The soldiers' rest is interrupted by a sergeant who instructs Blake to pick a man and come to the dugout. Blake stands and offers his hand to Schofield. Schofield hesitates, but accepts the grasp and rises to his feet. Did he hesitate because he doesn't want to accompany Blake on an unknown errand? Or does he not want to accept the hand, perhaps signifiying an acknowledgement of friendship? In this case, I think it is the latter. More than once, Schofield will be offered hands to shake and he always accepts, though not always without hesitation. So, whatever else this film is 'about' it considers the 'issue' of friendship (a familiar trope in war movies!) and perhaps specifically, the dubious pleasure of friendship that comes with considerable, even ultimate risk. I think too, that in just this first scene, we have a sketch of the inner life of these two soldiers, and what I think is intended as a spiritual image, of man's relationship to Life (which will be developed later on).

We next get some obvious dialogue about Something's Up but the Foot Sloggers Don't Know What, and The Big Push (two more tropes). Corny, poor writing? Or do we just need a snatch of dialogue to confirm these two as just that, ordinary foot sloggers, while they make their way to the General's dugout? The meeting in the dugout reminded me of Marlow's meeting with the Company in the 'whited sepulchre' (Brussels) in Conrad's Heart of Darkness. They have an appointment at which they are to be given a hellish mission. Colin Firth's General, lit like a Rembrandt and flanked by murkier figures, quotes Kipling in justifying their going without any other help.
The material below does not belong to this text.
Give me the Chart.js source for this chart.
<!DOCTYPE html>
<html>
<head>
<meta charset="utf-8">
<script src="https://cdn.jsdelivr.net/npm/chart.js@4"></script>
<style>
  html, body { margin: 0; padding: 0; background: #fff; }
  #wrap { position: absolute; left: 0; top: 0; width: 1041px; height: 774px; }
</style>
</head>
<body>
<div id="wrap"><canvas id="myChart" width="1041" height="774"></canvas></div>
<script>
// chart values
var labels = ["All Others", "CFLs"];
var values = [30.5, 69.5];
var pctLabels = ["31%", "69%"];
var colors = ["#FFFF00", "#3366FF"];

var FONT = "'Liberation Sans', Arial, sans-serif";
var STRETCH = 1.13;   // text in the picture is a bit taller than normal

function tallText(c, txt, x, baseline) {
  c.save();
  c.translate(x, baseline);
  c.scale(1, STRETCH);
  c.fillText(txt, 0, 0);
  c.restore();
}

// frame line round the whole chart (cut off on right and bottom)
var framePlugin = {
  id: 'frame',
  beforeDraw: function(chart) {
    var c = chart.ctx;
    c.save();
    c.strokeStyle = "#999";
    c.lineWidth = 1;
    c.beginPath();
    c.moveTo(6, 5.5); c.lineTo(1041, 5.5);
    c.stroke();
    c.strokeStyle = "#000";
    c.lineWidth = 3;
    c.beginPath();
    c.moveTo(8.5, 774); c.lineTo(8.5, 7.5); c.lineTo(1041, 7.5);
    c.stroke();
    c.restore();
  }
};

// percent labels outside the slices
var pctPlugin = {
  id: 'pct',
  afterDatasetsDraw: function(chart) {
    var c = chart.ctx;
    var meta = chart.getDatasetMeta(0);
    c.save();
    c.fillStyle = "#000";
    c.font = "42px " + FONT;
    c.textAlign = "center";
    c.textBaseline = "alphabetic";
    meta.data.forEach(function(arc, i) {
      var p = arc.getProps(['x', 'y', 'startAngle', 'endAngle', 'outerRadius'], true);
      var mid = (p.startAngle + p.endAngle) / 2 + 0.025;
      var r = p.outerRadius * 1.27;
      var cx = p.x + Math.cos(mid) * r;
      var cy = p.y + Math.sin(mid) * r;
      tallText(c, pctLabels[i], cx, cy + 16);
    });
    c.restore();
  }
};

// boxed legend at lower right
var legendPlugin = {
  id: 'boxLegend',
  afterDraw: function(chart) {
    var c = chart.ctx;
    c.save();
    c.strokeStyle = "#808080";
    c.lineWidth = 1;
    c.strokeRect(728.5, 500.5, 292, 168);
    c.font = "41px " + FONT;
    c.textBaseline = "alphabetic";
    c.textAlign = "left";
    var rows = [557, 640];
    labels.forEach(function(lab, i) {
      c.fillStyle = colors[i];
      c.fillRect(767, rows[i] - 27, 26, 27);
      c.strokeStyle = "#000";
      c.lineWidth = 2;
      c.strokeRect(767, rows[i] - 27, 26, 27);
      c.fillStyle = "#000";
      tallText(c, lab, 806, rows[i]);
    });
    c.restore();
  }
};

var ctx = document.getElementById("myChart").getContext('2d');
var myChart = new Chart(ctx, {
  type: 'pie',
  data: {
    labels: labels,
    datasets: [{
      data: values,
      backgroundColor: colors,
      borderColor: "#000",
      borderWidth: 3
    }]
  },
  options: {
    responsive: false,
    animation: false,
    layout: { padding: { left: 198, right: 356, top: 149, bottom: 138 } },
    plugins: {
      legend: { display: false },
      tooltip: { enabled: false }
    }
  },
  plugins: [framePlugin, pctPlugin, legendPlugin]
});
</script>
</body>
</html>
Down to Gehenna or up to the throne,

He travels the fastest who travels alone

There is more to this quote than meets the eye: Kipling is the appropriate choice for an English general to quote; Gehenna is the valley where the some of the kings of Judah slaughtered their young; the poem is about friendship - specifically marriage. The poem is actually about the idea of travelling through life unmarried, which raises the suggestion that if these two soldiers are married, they may find such a situation an encumbrance to their mission, though Kipling was scornful of the idea: the poem is a rejection of it. Of course, none of this is immediately available to any viewers who know nothing of Kipling or Gehenna, but we have the dugout as a visual metaphor for the antechamber to Hell, and the General's revelation that Blake's brother is about to be slaughtered in a charge on the German positions unless he can get to their commanding officer (a later encounter with a helpful officer characterises him like Conrad's Colonel Kurtz) and prevent the action. It's ironic that Blake has already picked a friend, while the General tells them that it's best to go through life without one, regardless of one's destiny.
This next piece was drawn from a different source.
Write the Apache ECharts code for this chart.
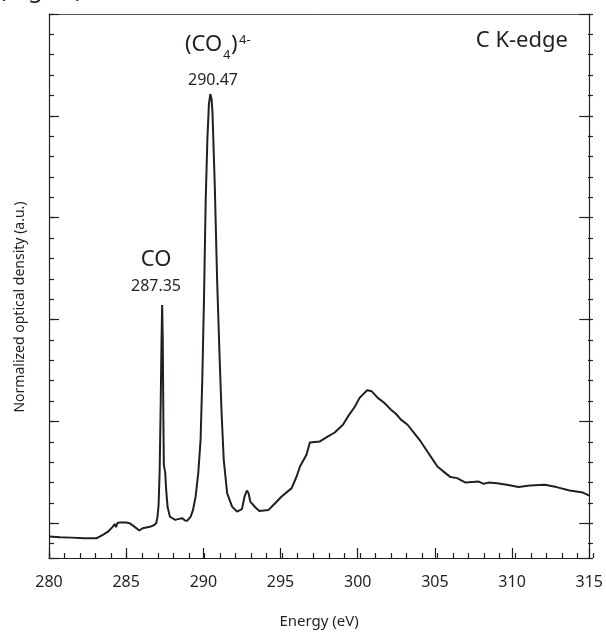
<!DOCTYPE html>
<html>
<head>
<meta charset="utf-8">
<script src="https://cdn.jsdelivr.net/npm/echarts@6/dist/echarts.min.js"></script>
<style>
  html, body { margin: 0; padding: 0; background: #fff; }
  #chart { width: 606px; height: 635px; }
</style>
</head>
<body>
<div id="chart"></div>
<script>
// C K-edge XANES spectrum (arbitrary units)
const energy = [280.00, 280.71, 281.46, 282.25, 283.07, 283.28, 283.54, 283.82, 284.14, 284.25,
  284.34, 284.44, 284.57, 285.00, 285.21, 285.53, 285.85, 286.07, 286.61, 286.82,
  286.95, 287.03, 287.10, 287.17, 287.24, 287.29, 287.33, 287.37, 287.41, 287.44,
  287.53, 287.59, 287.68, 287.83, 288.00, 288.17, 288.43, 288.64, 288.81, 288.96,
  289.18, 289.33, 289.50, 289.67, 289.82, 289.93, 290.04, 290.15, 290.26, 290.36,
  290.45, 290.53, 290.59, 290.74, 290.89, 291.05, 291.18, 291.32, 291.54, 291.86,
  292.18, 292.50, 292.67, 292.82, 292.93, 293.04, 293.36, 293.62, 294.22, 294.65,
  295.07, 295.72, 296.04, 296.26, 296.68, 296.90, 297.55, 298.08, 298.51, 299.04,
  299.37, 299.80, 300.12, 300.61, 300.91, 301.30, 301.73, 302.15, 302.47, 302.80,
  303.23, 303.66, 304.08, 304.51, 304.94, 305.16, 305.48, 306.01, 306.44, 306.98,
  307.84, 308.16, 308.48, 309.02, 309.66, 310.41, 311.16, 312.12, 312.88, 313.73,
  314.59, 315.00]
const density = [1.05, 1.02, 1.00, 0.97, 0.97, 1.05, 1.16, 1.29, 1.54, 1.67,
  1.52, 1.72, 1.74, 1.74, 1.71, 1.54, 1.35, 1.46, 1.55, 1.62,
  1.72, 2.03, 2.61, 4.33, 7.77, 10.72, 12.42, 10.72, 6.79, 4.57,
  4.18, 3.34, 2.52, 2.03, 1.95, 1.87, 1.92, 1.95, 1.84, 1.83,
  2.03, 2.36, 3.02, 4.18, 5.80, 8.76, 12.69, 17.53, 20.56, 22.28,
  22.77, 22.53, 21.89, 18.26, 13.67, 9.90, 7.12, 4.82, 3.18, 2.52,
  2.28, 2.40, 3.02, 3.31, 3.18, 2.77, 2.49, 2.31, 2.36, 2.69,
  3.02, 3.43, 4.00, 4.49, 5.07, 5.67, 5.72, 5.97, 6.16, 6.54,
  6.95, 7.41, 7.86, 8.23, 8.18, 7.86, 7.61, 7.28, 7.08, 6.79,
  6.54, 6.13, 5.72, 5.23, 4.74, 4.49, 4.29, 3.97, 3.92, 3.70,
  3.75, 3.64, 3.70, 3.67, 3.59, 3.48, 3.56, 3.59, 3.48, 3.31,
  3.21, 3.06]

const xMin = 280
const xMax = 315
const xMajor = 5
const xMinor = 1
const yTop = 26.7 // frame height in minor-tick units
const yMajor = 5
const yMinor = 1

const font = 'Noto Sans'
const ink = '#231f20'

const chart = echarts.init(document.getElementById('chart'))

// three grids with the same rect: one set of tick axes per grid
const rect = {left: 49, right: 13, top: 14, bottom: 77}

// tick-only y axis; ticks counted down from the top frame
const yTicks = (grid, pos, step, len, line) => ({
  type: 'value',
  gridIndex: grid,
  position: pos,
  inverse: true,
  min: 0,
  max: yTop,
  interval: step,
  axisLine: {show: line, onZero: false, lineStyle: {color: ink, width: 1.2}},
  axisTick: {show: true, inside: true, length: len, lineStyle: {color: ink, width: 1.2}},
  axisLabel: {show: false},
  splitLine: {show: false}
})

const xTicks = (grid, pos, step, len) => ({
  type: 'value',
  gridIndex: grid,
  position: pos,
  min: xMin,
  max: xMax,
  interval: step,
  axisLine: {show: false, onZero: false},
  axisTick: {show: len > 0, inside: true, length: len, lineStyle: {color: ink, width: 1.2}},
  axisLabel: {show: false},
  splitLine: {show: false}
})

const option = {
  animation: false,
  backgroundColor: '#fff',
  grid: [rect, rect, rect],
  xAxis: [{
    type: 'value',
    gridIndex: 0,
    position: 'bottom',
    min: xMin,
    max: xMax,
    interval: xMajor,
    name: 'Energy (eV)',
    nameLocation: 'middle',
    nameGap: 56,
    nameTextStyle: {fontFamily: font, fontSize: 15, color: ink},
    axisLine: {onZero: false, lineStyle: {color: ink, width: 1.2}},
    axisTick: {inside: true, length: 10, lineStyle: {color: ink, width: 1.2}},
    axisLabel: {fontFamily: font, fontSize: 16, color: ink, margin: 16},
    splitLine: {show: false}
  }, {
    type: 'value',
    gridIndex: 0,
    position: 'top',
    min: xMin,
    max: xMax,
    axisLine: {show: true, onZero: false, lineStyle: {color: '#555', width: 1}},
    axisTick: {show: false},
    axisLabel: {show: false},
    splitLine: {show: false}
  },
  xTicks(1, 'bottom', xMinor, 5),
  xTicks(2, 'bottom', xMajor, 0)],
  yAxis: [{
    type: 'value',
    gridIndex: 0,
    position: 'left',
    show: false,
    min: 0,
    max: yTop
  },
  yTicks(0, 'right', yMajor, 10, true),
  yTicks(1, 'left', yMajor, 10, true),
  yTicks(1, 'right', yMinor, 5, false),
  yTicks(2, 'left', yMinor, 5, false)],
  series: [{
    type: 'line',
    xAxisIndex: 0,
    yAxisIndex: 0,
    data: energy.map((e, i) => [e, density[i]]),
    symbol: 'none',
    lineStyle: {color: ink, width: 2},
    silent: true
  }],
  graphic: [
    // fragment of the caption above, cut by the frame
    {type: 'text', left: -1, top: -22, style: {text: '(Mg,Fe)', font: '24px "Noto Sans"', fill: ink}},
    {type: 'text', left: 167, top: -12, style: {text: '2', font: '14px "Noto Sans"', fill: ink}},
    // y-axis name
    {type: 'text', x: 20, y: 307, rotation: Math.PI / 2,
      style: {text: 'Normalized optical density (a.u.)', font: '14px "Noto Sans"', fill: ink,
        align: 'center', verticalAlign: 'middle'}},
    // peak labels
    {type: 'text', x: 185, y: 45, style: {text: '(CO', font: '22px "Noto Sans"', fill: ink, verticalAlign: 'middle'}},
    {type: 'text', x: 223, y: 55, style: {text: '4', font: '13px "Noto Sans"', fill: ink, verticalAlign: 'middle'}},
    {type: 'text', x: 231, y: 45, style: {text: ')', font: '22px "Noto Sans"', fill: ink, verticalAlign: 'middle'}},
    {type: 'text', x: 239, y: 40, style: {text: '4-', font: '13px "Noto Sans"', fill: ink, verticalAlign: 'middle'}},
    {type: 'text', x: 213, y: 80, style: {text: '290.47', font: '16px "Noto Sans"', fill: ink, align: 'center', verticalAlign: 'middle'}},
    {type: 'text', x: 156, y: 260, style: {text: 'CO', font: '22px "Noto Sans"', fill: ink, align: 'center', verticalAlign: 'middle'}},
    {type: 'text', x: 156, y: 286, style: {text: '287.35', font: '16px "Noto Sans"', fill: ink, align: 'center', verticalAlign: 'middle'}},
    {type: 'text', x: 568, y: 41, style: {text: 'C K-edge', font: '22px "Noto Sans"', fill: ink, align: 'right', verticalAlign: 'middle'}}
  ]
}

chart.setOption(option)
</script>
</body>
</html>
Whatever, Blake now leads the charge along the trenches to begin their Odyssey, with Schofield following close behind, though not charged with the same missionary urgency. Note that at the point where Schofield is revealed as experienced in war, and a winner of a ribbon, their positions are changed, and Schofield is in front. When Blake accidentally crashes into and knocks over a wounded soldier, provoking the the ire of his friend, we see Blake's baby face crumple as he walks on, doubting he can even get out of his own trench without mishap, while Schofield's grimly set mouth reveals all we need to know about his thoughts.

Despite the affecting portrayals of the two Tommies, and the brief but telling encounters with, most notably, Andrew Scott and Mark Strong as other officers helping them with practical help and advice, it is the landscape that dominates our senses. The grotesque decay of horses and humans in no-man's land; the ghostly tunnels and bunk rooms of the recently deserted German trenches; the farmhouse and barn where Schofield fatefully fetches water for a downed German airman and gathers milk (the milk of human kindness shown by Blake will go unrewarded);  and, most significantly, the awesome light and shadow show of the flares over the French town whose blazing church signifies that this is, indeed, Gehenna. A moment of respite follows when a young woman with a small baby - not her own - tends Schofield's head wound. Is this a Virgin Mary sent to help him? He gives her the milk he had collected from the farm.

More than once, Schofield, in response to the doubts of others, insists he will succeed in his mission, despite the odds against him. He is lucky to escape more or less unscathed from brief firefights along the way; he is hindered by a British truck supposedly helping him to get nearer his objective that gets bogged down in the mud; the mordant chatter of the soldiers in the truck with him who are sceptical of his chances. It is in this scene that Schofield seems most alone as he silently mourns the loss of his fellow soldier, yet his resolve is strengthened and his determination to complete what was Blake's task is evident as he commands the men to lift the truck out of the ruts holding it back. At the end, it will be no surprise to discover his first name is Will.

Both Blake and Schofield carry personal mementoes of home, which they check for safety now and again, but it isn't until the final scene when Will is resting once more under a tree that we see the photos of his wife and daughters that he has kept secure in a small tin. He had been reluctant to speak about home, not even wanting to go on leave, but nor did he relish the battle, exchanging the medal and ribbon won at Thiepval for a bottle of wine.

The General's words prove hollow. Blake and Schofield succeeded precisely because they are motivated by their friendships and their love.